The first revolved around Republican Senator Cindy Hyde, who recently became the first woman in Mississippi elected to Congress. Controversy surrounded her during the campaign, including the unearthed fact she attended a segregated school growing up and her apology for saying she’d gladly attend a public hanging. She was running against Democrat Mike Epsy, who too would have made history as the first African-American to represent Mississippi in the Senate since Reconstruction.
A straight, African-American friend posted a picture of Senator Hyde to show how ugly she was. He even made the comment, “she ugly enough to Trick or Treat on the telephone.” I understand he was disappointed with her and how the election was going, but instead he decided to vocalize that by commenting on Hyde’s beauty, or lack thereof. This is something so called-liberals have criticized our president for, yet it’s okay for them to do the same?
The second comment came from a gay white friend of mine, who posted a picture of the First Lady amid her crimson-colored Christmas trees newly erected at the White House. He changed the photo to include Press Secretary Sarah Sanders and White House Counselor Kellyanne Conway and stated that the White House had been transformed “into a Whore House for the holidays.”
Let me point out how incredibly ignorant and sexist both men sound, as do the many others who mimic the same behavior. In this era of #MeToo and its evolvement into treating women with respect and equity, here is evidence that the message isn’t sticking and old bad habits take over. Even worse, both these men consider themselves social activists and would crucify the same commentary if given about women they cared about.
Do I agree with any of the women aforementioned? Many times, no. However, I am aware enough to criticize them on their actions and not their looks. I judge them on their behavior and decisions, and not associate either judgment with their gender. Do these men, and plenty of women alongside them, see how hypocritical they are? How these simple actions continue to perpetuate the idea that women’s physical attributes, whether it be beauty or purity, are the greatest assets she will ever have? That deep down, people continue to believe terms like “ugly” and “whore” are also the greatest weapons to use against a woman?

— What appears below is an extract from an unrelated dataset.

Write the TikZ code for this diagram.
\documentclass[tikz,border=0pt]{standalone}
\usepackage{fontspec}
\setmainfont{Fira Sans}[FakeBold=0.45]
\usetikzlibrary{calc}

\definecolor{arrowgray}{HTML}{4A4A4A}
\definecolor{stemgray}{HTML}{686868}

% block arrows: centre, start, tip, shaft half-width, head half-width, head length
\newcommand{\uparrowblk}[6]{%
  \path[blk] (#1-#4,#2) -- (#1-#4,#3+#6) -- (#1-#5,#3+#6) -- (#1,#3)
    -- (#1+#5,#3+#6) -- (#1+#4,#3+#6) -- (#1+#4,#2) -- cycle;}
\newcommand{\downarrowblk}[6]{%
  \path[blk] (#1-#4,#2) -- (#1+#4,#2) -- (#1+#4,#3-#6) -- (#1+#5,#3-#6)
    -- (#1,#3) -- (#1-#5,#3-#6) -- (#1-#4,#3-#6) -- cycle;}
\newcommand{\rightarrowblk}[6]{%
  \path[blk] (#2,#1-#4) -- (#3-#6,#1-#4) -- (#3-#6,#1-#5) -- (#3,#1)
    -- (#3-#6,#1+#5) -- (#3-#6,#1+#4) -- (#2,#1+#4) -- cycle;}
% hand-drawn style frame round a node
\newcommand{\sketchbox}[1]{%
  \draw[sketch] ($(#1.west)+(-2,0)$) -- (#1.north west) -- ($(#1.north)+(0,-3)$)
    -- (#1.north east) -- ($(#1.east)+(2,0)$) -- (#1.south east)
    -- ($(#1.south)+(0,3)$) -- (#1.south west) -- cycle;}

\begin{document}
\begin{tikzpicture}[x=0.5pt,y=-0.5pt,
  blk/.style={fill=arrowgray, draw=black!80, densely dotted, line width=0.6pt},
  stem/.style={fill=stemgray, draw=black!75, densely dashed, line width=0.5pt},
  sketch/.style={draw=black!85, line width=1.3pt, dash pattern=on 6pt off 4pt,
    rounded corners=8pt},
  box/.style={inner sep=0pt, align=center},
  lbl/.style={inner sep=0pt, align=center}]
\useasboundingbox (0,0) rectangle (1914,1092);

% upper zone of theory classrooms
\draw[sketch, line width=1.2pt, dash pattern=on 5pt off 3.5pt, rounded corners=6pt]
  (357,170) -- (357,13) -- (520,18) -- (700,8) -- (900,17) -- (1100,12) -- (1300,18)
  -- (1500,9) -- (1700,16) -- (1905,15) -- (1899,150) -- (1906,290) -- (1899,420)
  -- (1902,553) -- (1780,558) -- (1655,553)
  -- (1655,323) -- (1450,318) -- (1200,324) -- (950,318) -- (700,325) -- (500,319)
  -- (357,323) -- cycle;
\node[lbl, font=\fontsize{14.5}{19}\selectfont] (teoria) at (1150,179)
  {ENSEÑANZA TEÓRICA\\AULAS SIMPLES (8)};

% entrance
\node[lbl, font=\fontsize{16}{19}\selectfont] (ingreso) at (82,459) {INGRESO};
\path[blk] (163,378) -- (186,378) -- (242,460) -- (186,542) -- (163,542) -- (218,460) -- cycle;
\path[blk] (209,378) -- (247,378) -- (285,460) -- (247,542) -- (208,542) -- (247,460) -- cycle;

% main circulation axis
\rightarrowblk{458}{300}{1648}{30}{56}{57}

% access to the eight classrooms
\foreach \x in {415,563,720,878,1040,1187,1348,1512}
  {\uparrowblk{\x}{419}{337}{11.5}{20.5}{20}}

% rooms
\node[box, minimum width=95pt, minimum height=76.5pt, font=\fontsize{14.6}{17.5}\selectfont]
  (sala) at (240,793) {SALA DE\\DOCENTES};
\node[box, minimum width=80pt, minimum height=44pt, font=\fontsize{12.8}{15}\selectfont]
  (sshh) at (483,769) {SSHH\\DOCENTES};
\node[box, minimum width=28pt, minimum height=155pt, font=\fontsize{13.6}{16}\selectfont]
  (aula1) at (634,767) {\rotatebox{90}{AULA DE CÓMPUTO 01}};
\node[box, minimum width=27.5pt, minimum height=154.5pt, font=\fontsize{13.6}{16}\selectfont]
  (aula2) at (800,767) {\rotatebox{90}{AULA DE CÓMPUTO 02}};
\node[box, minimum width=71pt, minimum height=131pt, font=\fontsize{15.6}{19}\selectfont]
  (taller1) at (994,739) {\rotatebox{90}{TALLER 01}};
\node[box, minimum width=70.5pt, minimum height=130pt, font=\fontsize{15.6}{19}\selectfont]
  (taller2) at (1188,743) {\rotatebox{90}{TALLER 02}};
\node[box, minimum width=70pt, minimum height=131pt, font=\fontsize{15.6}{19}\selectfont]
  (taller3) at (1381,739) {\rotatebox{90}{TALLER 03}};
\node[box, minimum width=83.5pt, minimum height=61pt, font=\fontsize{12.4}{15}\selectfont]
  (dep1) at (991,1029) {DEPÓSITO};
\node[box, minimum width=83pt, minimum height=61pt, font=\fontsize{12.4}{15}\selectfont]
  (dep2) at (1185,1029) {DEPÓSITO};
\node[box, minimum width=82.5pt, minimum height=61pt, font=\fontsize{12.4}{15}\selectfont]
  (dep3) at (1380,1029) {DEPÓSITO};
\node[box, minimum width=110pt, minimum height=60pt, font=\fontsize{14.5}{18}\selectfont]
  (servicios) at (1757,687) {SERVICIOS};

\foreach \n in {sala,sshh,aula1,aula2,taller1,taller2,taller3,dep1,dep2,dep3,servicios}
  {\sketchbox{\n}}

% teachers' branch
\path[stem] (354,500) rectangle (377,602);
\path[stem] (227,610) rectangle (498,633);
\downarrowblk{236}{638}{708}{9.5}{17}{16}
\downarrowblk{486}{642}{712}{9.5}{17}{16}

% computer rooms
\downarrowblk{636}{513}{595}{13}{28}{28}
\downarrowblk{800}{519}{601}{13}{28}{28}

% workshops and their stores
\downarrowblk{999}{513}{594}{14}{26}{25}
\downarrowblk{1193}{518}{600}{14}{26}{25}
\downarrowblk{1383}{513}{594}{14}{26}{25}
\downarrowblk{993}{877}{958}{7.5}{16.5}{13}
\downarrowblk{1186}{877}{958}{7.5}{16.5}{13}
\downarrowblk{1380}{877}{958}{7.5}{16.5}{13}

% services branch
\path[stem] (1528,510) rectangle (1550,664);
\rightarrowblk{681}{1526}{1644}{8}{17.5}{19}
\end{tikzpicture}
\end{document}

For those who claim to be intellectually or socially advanced, I think it’s time to take a good, hard look at yourself and make sure you really are. Or are you simply attuned to your own “cause,” and are willing to throw others out the window when you have reached your lowest level of patience? The point of any cause is to bring more people to the table, not take others away. That means you ultimately have to break bread with those you didn’t like before.